THE COURT: These 400 plants were at your residence?

DEFENDANT PEAR: Yes.

THE COURT: Were they being tended or cultivated by you?

DEFENDANT PEAR: Yes.

THE COURT: You knew this was illegal?

DEFENDANT PEAR: Yes.

THE COURT: Knowing it was illegal, why were you doing it?

DEFENDANT PEAR: Because I--I'm addicted to marijuana, and I wanted to provide it for myself.

THE COURT: Four hundred plants for yourself?

DEFENDANT PEAR: Yes. There are many methods of growing. The method that I was using produced very little marijuana per plant, and so it was a method of putting many small plants in a small area together. It didn't--it's just a particular method of approaching it. Some plants can yield a couple of grams of smokeable marijuana, some can yield several pounds, depending on how you grow it. My method was a very small quantity per plant method.

THE COURT: These plants came from seed?

DEFENDANT PEAR: Yes, initially.

This colloquy reveals that Pear felt comfortable referring to his cuttings as plants. The basis of the Edge rule is that Congress intended "plant" to have its ordinary meaning. Edge, 989 F.2d at 876-78. Here, Pear himself used the word in its ordinary meaning to describe the marijuana. In this light, it is far from objectively unreasonable for defendant's counsel not to have raised and contested the issue.

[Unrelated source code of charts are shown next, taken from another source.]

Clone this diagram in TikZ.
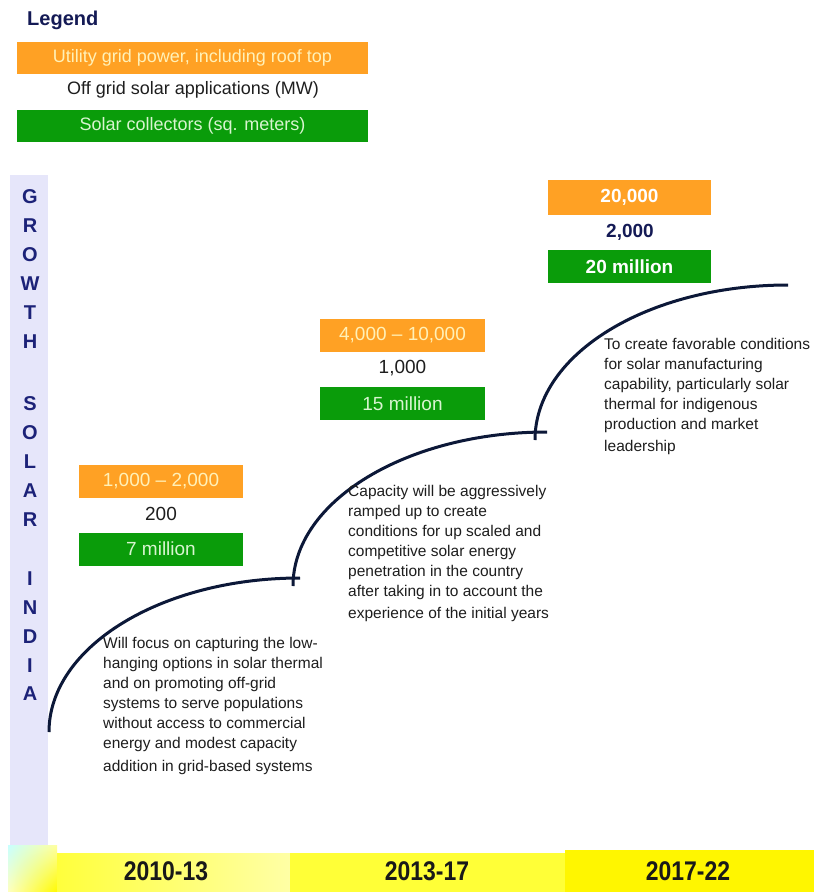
\documentclass[tikz,border=0pt]{standalone}
\usepackage{fontspec}
\setmainfont{Liberation Sans}
\usetikzlibrary{shadings}
\definecolor{orangeC}{HTML}{FFA124}
\definecolor{orangeT}{HTML}{FFF1B8}
\definecolor{greenC}{HTML}{0A9C0A}
\definecolor{greenT}{HTML}{D8F5D0}
\definecolor{descC}{HTML}{1E1E1E}
\definecolor{letterC}{HTML}{1C2278}
\definecolor{navyC}{HTML}{141A55}
\definecolor{curveC}{HTML}{0C1838}
\definecolor{barC}{HTML}{E6E6FA}
\definecolor{ulC}{HTML}{C8FFFF}
\definecolor{urC}{HTML}{FFFFA0}
\definecolor{llC}{HTML}{FFFFBE}
\definecolor{lrC}{HTML}{FFFA00}
\definecolor{y1L}{HTML}{FFFF3C}
\definecolor{y1R}{HTML}{FFFFA5}
\definecolor{y2C}{HTML}{FFFF37}
\definecolor{y3C}{HTML}{FFF600}
\begin{document}
\begin{tikzpicture}[x=1pt,y=-1pt,
  legbox/.style={minimum width=351pt, minimum height=32pt, inner sep=0pt, font=\fontsize{18}{20}\selectfont},
  valbox/.style={minimum width=164pt, minimum height=33pt, inner sep=0pt, font=\fontsize{19}{21}\selectfont},
  valtext/.style={inner sep=0pt, font=\fontsize{19}{21}\selectfont, text=descC},
  orangebox/.style={fill=orangeC, text=orangeT},
  greenbox/.style={fill=greenC, text=greenT},
  desc/.style={anchor=north west, align=left, inner sep=0pt, font=\fontsize{15.5}{20}\selectfont, text=descC},
  letter/.style={inner sep=0pt, font=\fontsize{20}{20}\selectfont\bfseries, text=letterC},
  yearlbl/.style={inner sep=0pt, font=\fontsize{27}{28}\selectfont\bfseries, text=black!90},
  curve/.style={line width=3pt, draw=curveC}]
\useasboundingbox (0,0) rectangle (814,892);
\fill[white] (0,0) rectangle (814,892);

% legend
\node[inner sep=0pt, anchor=west, font=\fontsize{20}{22}\selectfont\bfseries, text=navyC] (legend) at (27,20) {Legend};
\node[legbox, orangebox] (leg1) at (192.5,58) {Utility grid power, including roof top};
\node[inner sep=0pt, font=\fontsize{18}{20}\selectfont, text=descC] (leg2) at (193,90) {Off grid solar applications (MW)};
\node[legbox, greenbox] (leg3) at (192.5,126) {Solar collectors (sq. meters)};

% vertical bar
\fill[barC] (10,175) rectangle (48,845);
\foreach \l/\y/\n in {G/197/a1,R/226/a2,O/255/a3,W/284/a4,T/313/a5,H/342/a6,
  S/404/b1,O/433/b2,L/462/b3,A/491/b4,R/520/b5,
  I/579/c1,N/608/c2,D/637/c3,I/666/c4,A/694/c5}
  \node[letter] (\n) at (30,\y) {\l};

% bottom bar
\shade[upper left=ulC, upper right=urC, lower left=llC, lower right=lrC] (8,845) rectangle (57,892);
\shade[left color=y1L, right color=y1R] (57,853) rectangle (290,892);
\fill[y2C] (290,853) rectangle (565,892);
\fill[y3C] (565,850) rectangle (814,892);
\node[yearlbl] (y1) at (166,871) {\scalebox{0.85}[1]{2010-13}};
\node[yearlbl] (y2) at (427,871) {\scalebox{0.85}[1]{2013-17}};
\node[yearlbl] (y3) at (688,871) {\scalebox{0.85}[1]{2017-22}};

% value groups
\node[valbox, orangebox] (g1o) at (161,481.5) {1,000 – 2,000};
\node[valtext] (g1m) at (161,514) {200};
\node[valbox, greenbox] (g1g) at (161,549) {7 million};

\node[valbox, orangebox, minimum width=165pt] (g2o) at (402.5,335) {4,000 – 10,000};
\node[valtext] (g2m) at (402.5,368) {1,000};
\node[valbox, greenbox, minimum width=165pt] (g2g) at (402.5,403.5) {15 million};

\node[valbox, orangebox, minimum width=163pt, minimum height=35pt, text=white, font=\fontsize{19}{21}\selectfont\bfseries] (g3o) at (629.5,197.5) {20,000};
\node[valtext, text=navyC, font=\fontsize{19}{21}\selectfont\bfseries] (g3m) at (630,232) {2,000};
\node[valbox, greenbox, minimum width=163pt, text=white, font=\fontsize{19}{21}\selectfont\bfseries] (g3g) at (629.5,266.5) {20 million};

% curves
\coordinate (s1) at (49,732);  \coordinate (e1) at (300,578);
\coordinate (s2) at (293,586); \coordinate (e2) at (547,432);
\coordinate (s3) at (535,440); \coordinate (e3) at (788,285);
\draw[curve] (s1) .. controls (49,647) and (161,578) .. (e1);
\draw[curve] (s2) .. controls (293,501) and (407,432) .. (e2);
\draw[curve] (s3) .. controls (535,354) and (648,285) .. (e3);

% descriptions
\node[desc] (d1) at (103,637) {Will focus on capturing the low-\\hanging options in solar thermal\\and on promoting off-grid\\systems to serve populations\\without access to commercial\\energy and modest capacity\\[3pt]addition in grid-based systems};
\node[desc] (d2) at (348,485) {Capacity will be aggressively\\ramped up to create\\conditions for up scaled and\\competitive solar energy\\penetration in the country\\after taking in to account the\\[2pt]experience of the initial years};
\node[desc] (d3) at (604,338) {To create favorable conditions\\for solar manufacturing\\capability, particularly solar\\thermal for indigenous\\production and market\\[2pt]leadership};
\end{tikzpicture}
\end{document}
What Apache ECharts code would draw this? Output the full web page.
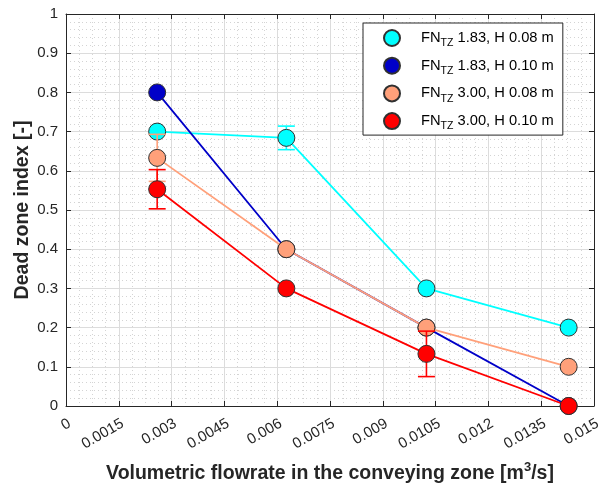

Finally, Pear contends that it was error for the District Court not to have held an evidentiary hearing on the issues raised in his petition for relief. Our review above of the substantive issues raised by Pear reveals no issue that cannot be determined on the record. Since an evidentiary hearing is unnecessary where the record on a § 2255 motion conclusively shows that a petitioner is not entitled to relief, Baker v. United States, 781 F.2d 85, 92 (6th Cir.), cert. denied, 479 U.S. 1017 (1986), the District Court did not err in this regard.

For the reasons stated above, we AFFIRM the District Court's denial of relief.